Tierney: “Have you been talking with these plants at all about potentially putting limits in place or any other opportunities to reduce leaks or other things like that?

WVDEP spokesperson Terry Fletcher: “Sure. Yeah. We’ve had conversations with the facilities. They’ve been very cooperative. You know, part of our process is, has been getting more updated emissions data. As we mentioned earlier, a lot of facilities had overestimated their emissions. So, we’re getting more accurate idea of what their actual emissions are, as well, as, you know, they’ve also overestimated what the concentrations of ethylene oxide using their processes. So, we’re getting a better idea of what actual concentrations they’re using. And that has, you know, those steps along with, you know, monitoring more frequently than what the rules require. Have, you know, obviously helped drive down some of those emissions.”

Tierney: “When would you expect to see those limits in place or protocols to reduce emissions?”

Fletcher: “Sure. So the regulations for ethylene oxide are set at the federal level, you know, the EPA is set to review those in 2024. So … once they do their review of these regulations will be, you know, we’ll be reviewing those and, and implementing them through the state Legislature like we do for all of our rules and regulations.”

Tierney: “Why not talk with the plants earlier?
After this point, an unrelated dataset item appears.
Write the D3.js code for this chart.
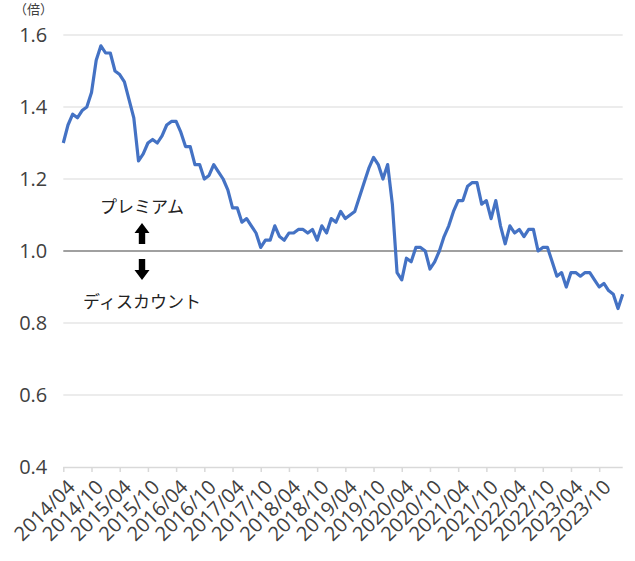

And try to get them to reduce them now?”

Fletcher: “Sure. So, like I said, we’ve had conversations with the, the facilities, and, you know, part of the, the process of gathering more updated emissions data, and gathering more site specific data is to better, better gauge where and how they can reduce those emissions. So, part of this process has just been identifying, you know, the best ways that can be best ways that we can implement any reductions that may need to be implemented.”
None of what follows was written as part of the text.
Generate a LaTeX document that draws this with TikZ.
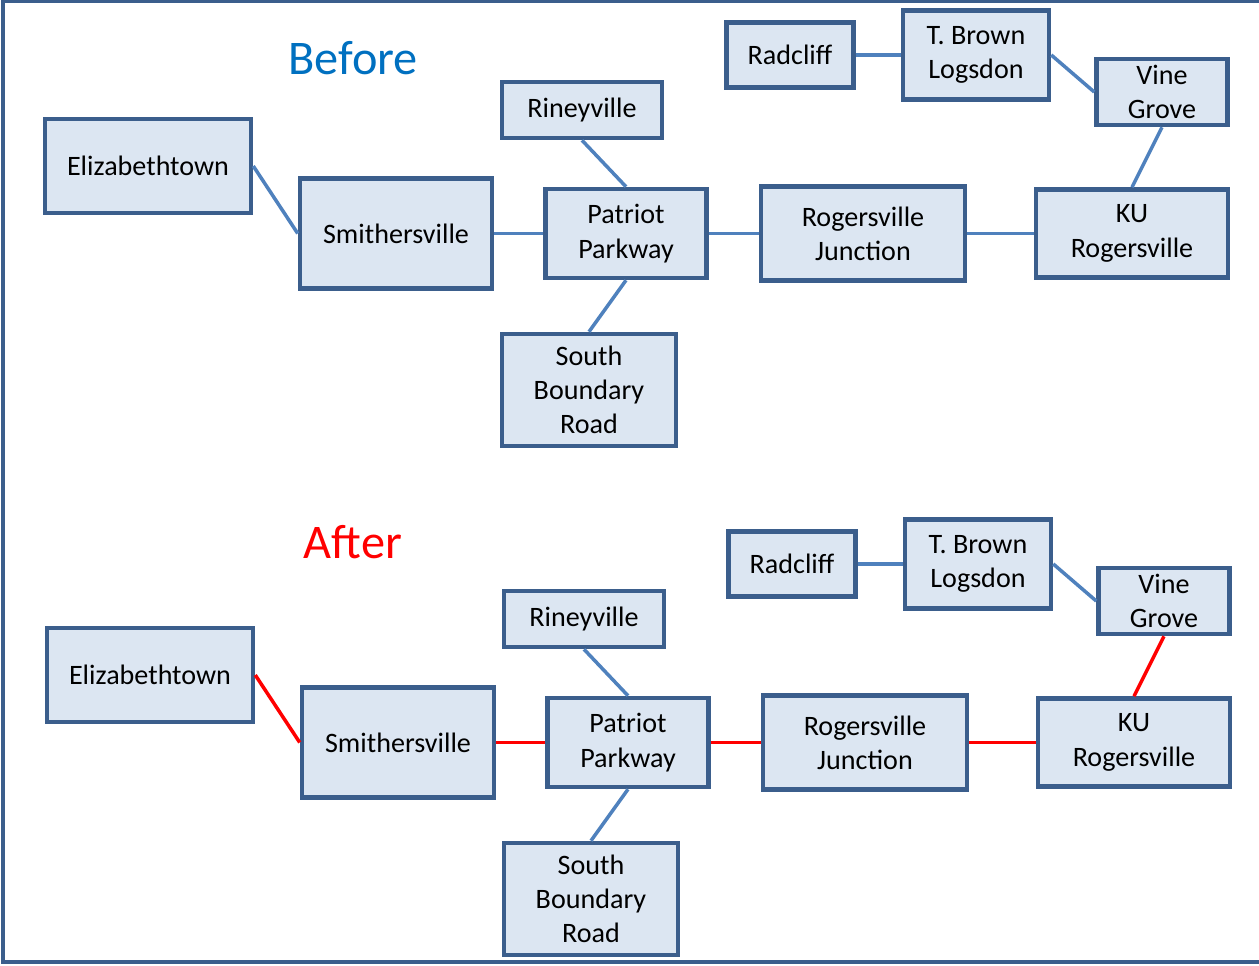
\documentclass[tikz,border=0pt]{standalone}
\usepackage{fontspec}
\setmainfont{Carlito}
\usepackage{xcolor}
\definecolor{frameblue}{RGB}{59,94,140}
\definecolor{boxfill}{RGB}{220,230,242}
\definecolor{linkblue}{RGB}{79,129,189}
\definecolor{titleblue}{RGB}{0,112,192}

\begin{document}
\begin{tikzpicture}[x=0.02cm,y=-0.02cm]
    \tikzstyle{S}=[rectangle,draw=frameblue,line width=2.6pt,fill=boxfill,align=center,
        inner sep=0pt,font=\fontsize{16}{19.5}\selectfont]
    \tikzstyle{B}=[linkblue,line width=2pt]
    \tikzstyle{R}=[red,line width=2pt]

    \useasboundingbox (0,0) rectangle (1259,966);
    % frame
    \draw [frameblue,line width=1.8pt] (1300,1.5) -- (3,1.5) -- (3,962) -- (1300,962);

    % Before
    \node [titleblue,font=\fontsize{27.5}{33}\selectfont] (tb) at (353,58) {Before};
    \node [S,minimum width=4.12cm,minimum height=1.88cm] (be) at (148,166) {Elizabethtown};
    \node [S,minimum width=3.84cm,minimum height=2.2cm] (bs) at (396,233.5) {Smithersville};
    \node [S,minimum width=3.2cm,minimum height=1.12cm] (br) at (582,110) {Rineyville};
    \node [S,minimum width=3.22cm,minimum height=1.78cm] (bp) at (626,233.5) {Patriot\\Parkway};
    \node [S,minimum width=3.48cm,minimum height=2.24cm] (bsb) at (589,390) {South\\Boundary\\Road};
    \node [S,minimum width=4.08cm,minimum height=1.88cm] (bj) at (863,233.5) {Rogersville\\Junction};
    \node [S,minimum width=3.84cm,minimum height=1.76cm] (bk) at (1132,233.5) {KU\\Rogersville};
    \node [S,minimum width=2.54cm,minimum height=1.3cm] (bra) at (790,55) {Radcliff};
    \node [S,minimum width=2.92cm,minimum height=1.78cm] (bt) at (976,55) {T. Brown\\Logsdon};
    \node [S,minimum width=2.62cm,minimum height=1.32cm] (bv) at (1162,92) {Vine\\Grove};

    \draw [B] (be.east) -- (bs.west);
    \draw [B] (bs) -- (bp);
    \draw [B] (br.south) -- (bp.north);
    \draw [B] (bp.south) -- (bsb.north);
    \draw [B] (bp) -- (bj);
    \draw [B] (bj) -- (bk);
    \draw [B] (bk.north) -- (bv.south);
    \draw [B] (bra) -- (bt);
    \draw [B] (bt.east) -- (bv.west);

    % After
    \node [red,font=\fontsize{27.5}{33}\selectfont] (ta) at (353,542) {After};
    \node [S,minimum width=4.12cm,minimum height=1.88cm] (ae) at (150,675) {Elizabethtown};
    \node [S,minimum width=3.84cm,minimum height=2.2cm] (as) at (398,742.5) {Smithersville};
    \node [S,minimum width=3.2cm,minimum height=1.12cm] (ar) at (584,619) {Rineyville};
    \node [S,minimum width=3.22cm,minimum height=1.78cm] (ap) at (628,742.5) {Patriot\\Parkway};
    \node [S,minimum width=3.48cm,minimum height=2.24cm] (asb) at (591,899) {South\\Boundary\\Road};
    \node [S,minimum width=4.08cm,minimum height=1.88cm] (aj) at (865,742.5) {Rogersville\\Junction};
    \node [S,minimum width=3.84cm,minimum height=1.76cm] (ak) at (1134,742.5) {KU\\Rogersville};
    \node [S,minimum width=2.54cm,minimum height=1.3cm] (ara) at (792,564) {Radcliff};
    \node [S,minimum width=2.92cm,minimum height=1.78cm] (at) at (978,564) {T. Brown\\Logsdon};
    \node [S,minimum width=2.62cm,minimum height=1.32cm] (av) at (1164,601) {Vine\\Grove};

    \draw [R] (ae.east) -- (as.west);
    \draw [R] (as) -- (ap);
    \draw [B] (ar.south) -- (ap.north);
    \draw [B] (ap.south) -- (asb.north);
    \draw [R] (ap) -- (aj);
    \draw [R] (aj) -- (ak);
    \draw [R] (ak.north) -- (av.south);
    \draw [B] (ara) -- (at);
    \draw [B] (at.east) -- (av.west);
\end{tikzpicture}
\end{document}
When EPA data showed the cancer risk around these plants was much higher than the EPA’s benchmark level, the WVDEP asked the WVDHHR to do an assessment of the cancer registry around the plants.

Our initial investigation found an assessment was completed... But when asked for the report -- a spokesperson said in an email, “no formal report exists.”

Tierney: “What are the main cancer concerns that are associated with this chemical?”

Steve Blankenship, DHHR epidemiologist, who completed the 2019 assessment: “The literature says that exposure ethylene oxide is mainly associated with female breast cancer, lymphomas and leukemias.”

Blankenship said just two weeks ago, the WVDEP asked him to put together this formal report using the data from his original assessment, despite our request of that same data in January.

Blankenship says the formal report shows Kanawha County does not rank in the top 10 counties for any cancer associated with eTO.

“Nothing is causing a reason for concern for me,” Blankenship said. “The area’s most closely associated with this ethylene oxide concern, centered around these facilities are not the areas that have the highest rates of ethylene oxide cancers. So, it does not appear that the two are connected.”

We’ve also asked the WVDEP if the Union Carbide plants are taking any of the precautions the EPA mentioned other plants are taking -- like closer monitoring of any leaks.

Fletcher told Tierney we had to ask Union Carbide about that, so we forwarded them the message but have not yet heard back.

The WVDHHR says it is in the process of updating its report based on the latest cancer data from the area around these plants.

The new report will be completed by the end of May and will include data all the way back to 1993.